Des mesures d'atténuation à activer

« Les vulnérabilités concernent essentiellement la carte logique HMI-3 située à l'intérieur des Nexus Panels quand ils sont connectés en Ethernet et le niveau de compromission des stations dépend de l'accès d'un mauvais acteur au réseau IT de l'établissement », a déclaré Swisslog Healthcare dans un communiqué. La société a préparé une nouvelle version du logiciel avec un firmware mis à jour qui corrige sept des huit vulnérabilités identifiées par Armis.
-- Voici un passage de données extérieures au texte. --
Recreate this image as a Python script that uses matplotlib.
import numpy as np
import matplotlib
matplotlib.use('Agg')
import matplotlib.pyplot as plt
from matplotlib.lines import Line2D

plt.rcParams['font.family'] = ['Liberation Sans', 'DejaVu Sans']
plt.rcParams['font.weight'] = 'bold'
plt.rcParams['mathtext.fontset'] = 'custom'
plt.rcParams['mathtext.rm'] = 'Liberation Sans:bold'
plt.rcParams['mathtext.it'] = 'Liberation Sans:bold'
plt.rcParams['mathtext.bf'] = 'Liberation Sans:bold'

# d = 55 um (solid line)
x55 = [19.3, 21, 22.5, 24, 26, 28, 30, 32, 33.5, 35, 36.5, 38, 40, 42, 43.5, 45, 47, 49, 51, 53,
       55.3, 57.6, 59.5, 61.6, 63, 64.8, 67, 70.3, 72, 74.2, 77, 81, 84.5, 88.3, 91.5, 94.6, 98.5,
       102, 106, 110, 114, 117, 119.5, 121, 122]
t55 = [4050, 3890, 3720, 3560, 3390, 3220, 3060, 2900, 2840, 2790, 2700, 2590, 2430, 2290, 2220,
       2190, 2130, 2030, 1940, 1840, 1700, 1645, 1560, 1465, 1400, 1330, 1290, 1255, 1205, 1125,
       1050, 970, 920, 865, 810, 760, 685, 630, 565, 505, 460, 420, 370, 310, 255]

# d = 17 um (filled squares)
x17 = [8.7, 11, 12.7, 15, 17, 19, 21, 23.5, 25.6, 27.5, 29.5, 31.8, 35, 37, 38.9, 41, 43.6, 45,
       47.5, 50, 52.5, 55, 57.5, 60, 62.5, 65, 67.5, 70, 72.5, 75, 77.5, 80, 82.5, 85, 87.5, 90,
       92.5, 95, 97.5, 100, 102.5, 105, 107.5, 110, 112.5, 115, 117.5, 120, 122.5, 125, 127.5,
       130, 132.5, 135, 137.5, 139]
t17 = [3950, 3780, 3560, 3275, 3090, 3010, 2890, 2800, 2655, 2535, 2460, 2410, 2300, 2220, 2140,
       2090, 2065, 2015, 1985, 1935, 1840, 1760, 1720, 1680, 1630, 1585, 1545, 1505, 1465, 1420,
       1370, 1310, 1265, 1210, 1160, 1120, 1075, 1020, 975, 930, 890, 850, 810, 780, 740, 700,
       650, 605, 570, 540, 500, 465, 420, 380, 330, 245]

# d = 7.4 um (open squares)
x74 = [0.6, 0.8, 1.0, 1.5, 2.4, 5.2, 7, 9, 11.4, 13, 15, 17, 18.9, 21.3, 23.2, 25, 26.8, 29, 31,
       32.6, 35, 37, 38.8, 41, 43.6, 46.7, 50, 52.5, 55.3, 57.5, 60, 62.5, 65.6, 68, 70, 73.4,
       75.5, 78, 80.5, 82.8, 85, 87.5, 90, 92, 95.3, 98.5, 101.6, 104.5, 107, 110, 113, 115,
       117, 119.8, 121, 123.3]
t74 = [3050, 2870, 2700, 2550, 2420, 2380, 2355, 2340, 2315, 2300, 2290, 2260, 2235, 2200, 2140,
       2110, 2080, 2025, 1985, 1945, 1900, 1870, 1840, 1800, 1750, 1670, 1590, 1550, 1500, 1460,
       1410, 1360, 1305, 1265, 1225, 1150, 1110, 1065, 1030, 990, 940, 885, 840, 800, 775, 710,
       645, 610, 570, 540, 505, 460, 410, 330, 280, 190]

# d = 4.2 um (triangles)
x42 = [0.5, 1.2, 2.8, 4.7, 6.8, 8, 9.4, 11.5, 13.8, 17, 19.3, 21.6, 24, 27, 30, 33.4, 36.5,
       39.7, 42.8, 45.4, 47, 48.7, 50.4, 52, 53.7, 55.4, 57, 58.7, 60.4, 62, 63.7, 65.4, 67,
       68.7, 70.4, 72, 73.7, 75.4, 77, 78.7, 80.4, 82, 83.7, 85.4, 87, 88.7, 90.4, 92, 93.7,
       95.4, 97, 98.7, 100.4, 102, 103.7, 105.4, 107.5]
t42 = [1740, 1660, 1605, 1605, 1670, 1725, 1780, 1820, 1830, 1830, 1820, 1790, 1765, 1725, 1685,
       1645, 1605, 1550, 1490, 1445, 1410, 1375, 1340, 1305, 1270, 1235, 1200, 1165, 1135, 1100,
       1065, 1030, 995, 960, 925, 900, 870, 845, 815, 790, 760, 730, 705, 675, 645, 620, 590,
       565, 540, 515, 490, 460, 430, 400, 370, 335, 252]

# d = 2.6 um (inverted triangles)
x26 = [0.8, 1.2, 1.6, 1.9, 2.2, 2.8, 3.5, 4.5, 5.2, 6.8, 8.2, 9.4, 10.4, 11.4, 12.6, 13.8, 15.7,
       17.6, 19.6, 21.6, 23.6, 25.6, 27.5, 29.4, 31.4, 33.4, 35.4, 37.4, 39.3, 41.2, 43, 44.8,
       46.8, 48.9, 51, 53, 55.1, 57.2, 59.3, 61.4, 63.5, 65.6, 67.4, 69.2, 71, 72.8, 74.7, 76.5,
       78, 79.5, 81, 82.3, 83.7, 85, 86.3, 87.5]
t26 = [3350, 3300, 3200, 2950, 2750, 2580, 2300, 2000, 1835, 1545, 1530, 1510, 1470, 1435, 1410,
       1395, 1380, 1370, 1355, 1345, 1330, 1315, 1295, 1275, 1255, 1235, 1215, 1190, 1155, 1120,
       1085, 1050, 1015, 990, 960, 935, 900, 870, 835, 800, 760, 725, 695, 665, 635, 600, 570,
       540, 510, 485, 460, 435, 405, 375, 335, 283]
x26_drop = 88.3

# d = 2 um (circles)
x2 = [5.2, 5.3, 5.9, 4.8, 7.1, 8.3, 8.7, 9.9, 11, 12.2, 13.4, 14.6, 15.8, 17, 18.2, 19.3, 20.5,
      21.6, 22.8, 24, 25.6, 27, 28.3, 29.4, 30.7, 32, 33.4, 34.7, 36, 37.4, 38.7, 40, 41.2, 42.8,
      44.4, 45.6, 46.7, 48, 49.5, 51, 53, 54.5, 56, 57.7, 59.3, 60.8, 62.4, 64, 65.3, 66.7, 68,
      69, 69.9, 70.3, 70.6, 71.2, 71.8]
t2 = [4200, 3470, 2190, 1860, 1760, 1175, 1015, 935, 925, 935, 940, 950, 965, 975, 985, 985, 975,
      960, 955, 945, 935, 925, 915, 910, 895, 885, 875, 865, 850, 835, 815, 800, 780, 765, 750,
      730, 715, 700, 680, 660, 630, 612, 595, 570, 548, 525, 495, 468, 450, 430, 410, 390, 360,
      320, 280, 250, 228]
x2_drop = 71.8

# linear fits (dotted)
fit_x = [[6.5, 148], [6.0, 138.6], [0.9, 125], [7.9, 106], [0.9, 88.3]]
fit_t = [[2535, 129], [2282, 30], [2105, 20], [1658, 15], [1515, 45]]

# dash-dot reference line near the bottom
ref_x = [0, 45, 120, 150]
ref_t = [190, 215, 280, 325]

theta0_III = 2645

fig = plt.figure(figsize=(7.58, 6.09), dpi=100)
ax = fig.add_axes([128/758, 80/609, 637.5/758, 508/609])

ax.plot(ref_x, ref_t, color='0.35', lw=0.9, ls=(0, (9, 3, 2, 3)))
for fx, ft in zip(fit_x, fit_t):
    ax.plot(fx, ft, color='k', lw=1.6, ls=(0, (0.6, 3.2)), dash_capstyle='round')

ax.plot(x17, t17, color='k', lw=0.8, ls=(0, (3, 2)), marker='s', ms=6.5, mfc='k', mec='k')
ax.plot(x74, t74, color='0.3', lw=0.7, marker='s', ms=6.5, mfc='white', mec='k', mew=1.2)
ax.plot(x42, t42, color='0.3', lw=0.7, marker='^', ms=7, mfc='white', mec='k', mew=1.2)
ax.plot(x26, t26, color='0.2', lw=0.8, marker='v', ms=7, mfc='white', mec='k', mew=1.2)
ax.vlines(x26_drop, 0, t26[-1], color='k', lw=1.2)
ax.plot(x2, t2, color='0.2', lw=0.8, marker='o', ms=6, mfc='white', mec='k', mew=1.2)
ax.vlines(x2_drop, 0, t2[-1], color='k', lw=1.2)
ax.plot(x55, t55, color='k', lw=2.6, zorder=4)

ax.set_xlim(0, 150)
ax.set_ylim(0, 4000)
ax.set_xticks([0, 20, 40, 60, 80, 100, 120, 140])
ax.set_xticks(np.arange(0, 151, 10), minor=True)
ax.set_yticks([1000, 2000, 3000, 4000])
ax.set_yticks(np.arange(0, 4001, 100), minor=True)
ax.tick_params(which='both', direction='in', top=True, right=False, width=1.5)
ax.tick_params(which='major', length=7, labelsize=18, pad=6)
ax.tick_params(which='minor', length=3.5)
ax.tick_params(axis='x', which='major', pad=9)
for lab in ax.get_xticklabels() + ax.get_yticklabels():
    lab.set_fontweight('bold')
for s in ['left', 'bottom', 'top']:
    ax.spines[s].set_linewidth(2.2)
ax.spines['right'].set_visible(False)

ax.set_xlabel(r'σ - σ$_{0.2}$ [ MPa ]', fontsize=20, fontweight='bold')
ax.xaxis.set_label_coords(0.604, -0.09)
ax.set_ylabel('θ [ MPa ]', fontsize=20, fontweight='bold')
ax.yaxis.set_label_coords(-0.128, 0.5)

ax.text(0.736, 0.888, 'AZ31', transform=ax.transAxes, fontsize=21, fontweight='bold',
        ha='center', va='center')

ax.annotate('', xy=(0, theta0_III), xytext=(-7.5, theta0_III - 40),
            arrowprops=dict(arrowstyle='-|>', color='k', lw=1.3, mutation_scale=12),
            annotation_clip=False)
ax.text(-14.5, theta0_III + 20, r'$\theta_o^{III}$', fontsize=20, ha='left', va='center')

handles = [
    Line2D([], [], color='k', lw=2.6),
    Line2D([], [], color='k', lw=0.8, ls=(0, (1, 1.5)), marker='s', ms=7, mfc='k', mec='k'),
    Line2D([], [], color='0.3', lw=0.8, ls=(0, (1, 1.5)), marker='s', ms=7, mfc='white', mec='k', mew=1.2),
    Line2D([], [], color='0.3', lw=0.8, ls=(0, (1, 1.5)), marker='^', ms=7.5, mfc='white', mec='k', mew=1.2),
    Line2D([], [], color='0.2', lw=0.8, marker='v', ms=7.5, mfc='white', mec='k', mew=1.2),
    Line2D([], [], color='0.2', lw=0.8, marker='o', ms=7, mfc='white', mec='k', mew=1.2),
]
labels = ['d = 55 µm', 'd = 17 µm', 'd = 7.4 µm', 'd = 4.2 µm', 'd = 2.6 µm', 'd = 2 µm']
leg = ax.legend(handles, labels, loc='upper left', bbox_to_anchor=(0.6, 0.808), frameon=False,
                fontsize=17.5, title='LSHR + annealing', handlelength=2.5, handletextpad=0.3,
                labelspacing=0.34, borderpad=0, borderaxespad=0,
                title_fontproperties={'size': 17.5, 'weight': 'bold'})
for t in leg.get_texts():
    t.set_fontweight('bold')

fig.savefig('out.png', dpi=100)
La dernière fait l'objet de mesures d'atténuation documentées dans le Guide de déploiement et de communication réseau de la société. « Les hôpitaux ont l'habitude de se fier à ces systèmes en permanence. Leur mise à jour peut donc prendre du temps, car elle peut nécessiter un arrêt planifié », a expliqué M. Seri. « Tant que les correctifs n’ont pas été appliqués, les établissements concernés doivent utiliser la segmentation de réseau, les listes de contrôle d'accès et les commutateurs pour limiter l'accès à ces systèmes sur le réseau », a ajouté M. Seri. Armis publiera également des règles IDS (Intrusion Dectection Service) qui pourront être intégrées dans des solutions de surveillance open source ou autres afin de détecter les tentatives d'exploitation de ces vulnérabilités.

Le système Translogic PTS dispose également d'un serveur de contrôle central fonctionnant sous Windows et disposant d'un accès à Internet. Ce serveur doit également être mis à jour et doit être protégé, car sa compromission permettrait aux attaquants d'avoir un accès réseau à toutes les stations. « Nous pensons que ces systèmes sont extrêmement vulnérables », a déclaré M. Seri. « C'est la première fois qu'ils sont examinés et nous n'avons découvert que certaines des vulnérabilités de base. Ce n’est donc que le début, car nous pensons que l’on peut trouver d’autres vulnérabilités sur ces appareils », a-t-il ajouté.